Connect with us

Society & Culture

Supreme Court strikes down sentence of death by stoning

The magistrate court verdict marked the first time a person was sentenced to death by stoning in the Maldives and sparked heated debate and outrage on social media. Invoking powers under “supervisory jurisdiction,” the Supreme Court said the magistrate court decided the case “in violation of judicial and legal procedures”.

Published

on

The Supreme Court has annulled an unprecedented sentence of death by stoning delivered by a magistrate court yesterday against a woman found guilty of committing adultery.

In a court order issued under “supervisory jurisdiction” late last night, the apex court said the magistrate court of Gaaf Alif Gemanafushi reached the verdict “in violation of judicial and legal procedures to be followed in such cases”.

The woman was charged with giving birth out of wedlock and had reportedly confessed at court to committing adultery.

The Supreme Court also ordered the magistrate court to transfer the case files and all related documents by 12:00pm today.

The magistrate court verdict marked the first time a person was sentenced to death by stoning in the Maldives and sparked heated debate and outrage on social media.

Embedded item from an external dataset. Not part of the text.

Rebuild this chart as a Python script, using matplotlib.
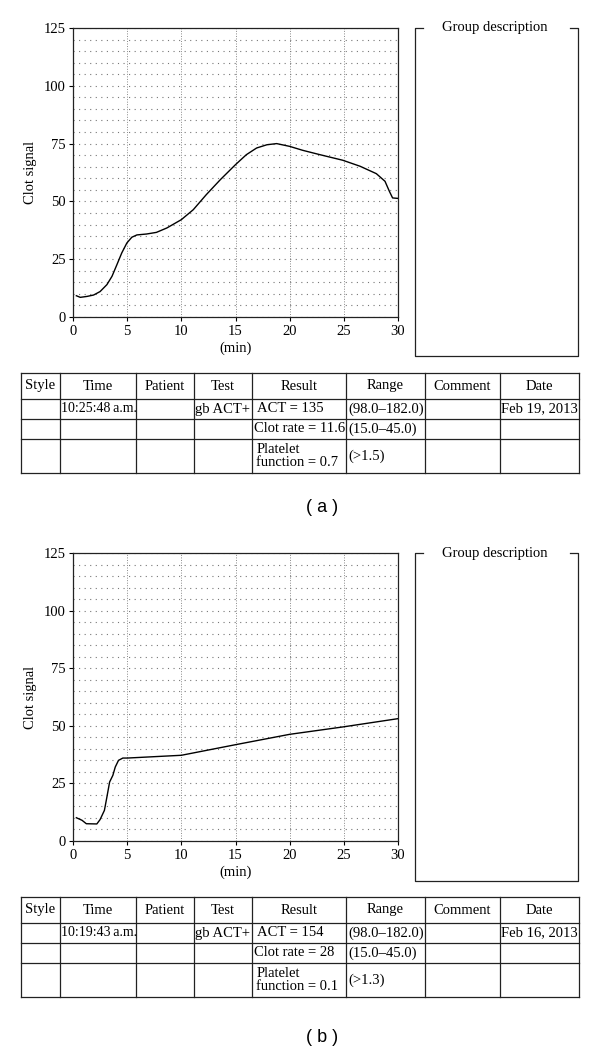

Sheikh Mohamed Iyaz Abdul Latheef, former vice president of the Fiqh Academy, said in a Facebook post that stoning to death is the Sharia punishment for a married woman who commits adultery. There is no dispute on the issue among religious scholars, he insisted.

Iyaz, a senior member of the religious conservative Adhaalath Party, praised the “courage” of the magistrate.

“Justice can only be served by implementing the punishments revealed by Allah,” he wrote.

The prosecutor general’s (PG) office meanwhile said yesterday that it would appeal the verdict at the High Court.

Rights NGO Voice of Women said that the PG’s decision “attests to the flaws in the verdict” as it was not warranted by the charge of giving birth out of wedlock.

“This sentence comes at a time of increased national and international pressure on the government of Maldives regarding conduct of the judges, questionable judicial impartiality, arbitrariness and general lack of confidence in the judiciary of Maldives,” the women’s rights NGO said in a statement last night.

During the Maldives’ Universal Period Review at the UN in May, the judiciary came under fire over “politicisation,” inadequate qualification of judges, and lack of conformity to international fair trial standards. The government has since accepted recommendations put forth at the UN Human Rights Council on reforming the judiciary to ensure impartiality and independence.

Under the new penal code, unlawful sexual intercourse carries a punishment of between six months to two years in prison depending on the marital status of the offender. A judge is also given the discretion to order 100 lashes in public for premarital sex.

Hussain Shameem, the former deputy prosecutor general and an expert on the penal code, told The Maldives Independent yesterday that the magistrate could not “hand out any sentence when the penal code has specified punishments for specific charges.”

He added that there is no consensus among Islamic scholars over the punishment of stoning.

The new penal code came into force on July 16 and was hailed as a landmark law that codified Islamic Sharia for the first time while upholding minimum international human rights standards.

The verdict was reportedly issued under section 1,205 of the penal code, which was amended in late August to state that Islamic Shariah punishments must be meted out to persons found guilty beyond a reasonable doubt of committing a crime for which punishment is prescribed in the Shariah “even if it is stated otherwise in this law”.

The parliament had approved an amendment proposed by a ruling party MP to revise the section, which also states that the Supreme Court must pass a final sentence before convicts found guilty of offences for which penalties are prescribed in Islamic Sharia are punished.

The penal code previously only allowed punishments prescribed in the Holy Quran. There is no reference to stoning in the Quran.

However, MP Ahmed Thoriq had proposed replacing ‘Holy Quran’ with ‘Islamic Shariah’ in section 1,205. The Shariah encompasses both the Quran and the Prophet’s sunnah (teachings or traditions).

Several punishments fixed in the Quran and Sunnah such as amputation of the hand for theft, death by stoning for adultery, death for highway robbery, and death or banishment for apostasy are not enforced in the Maldives.

However, flogging for pre-marital sex is carried out and the current administration last year ended a six-decade moratorium on the death penalty.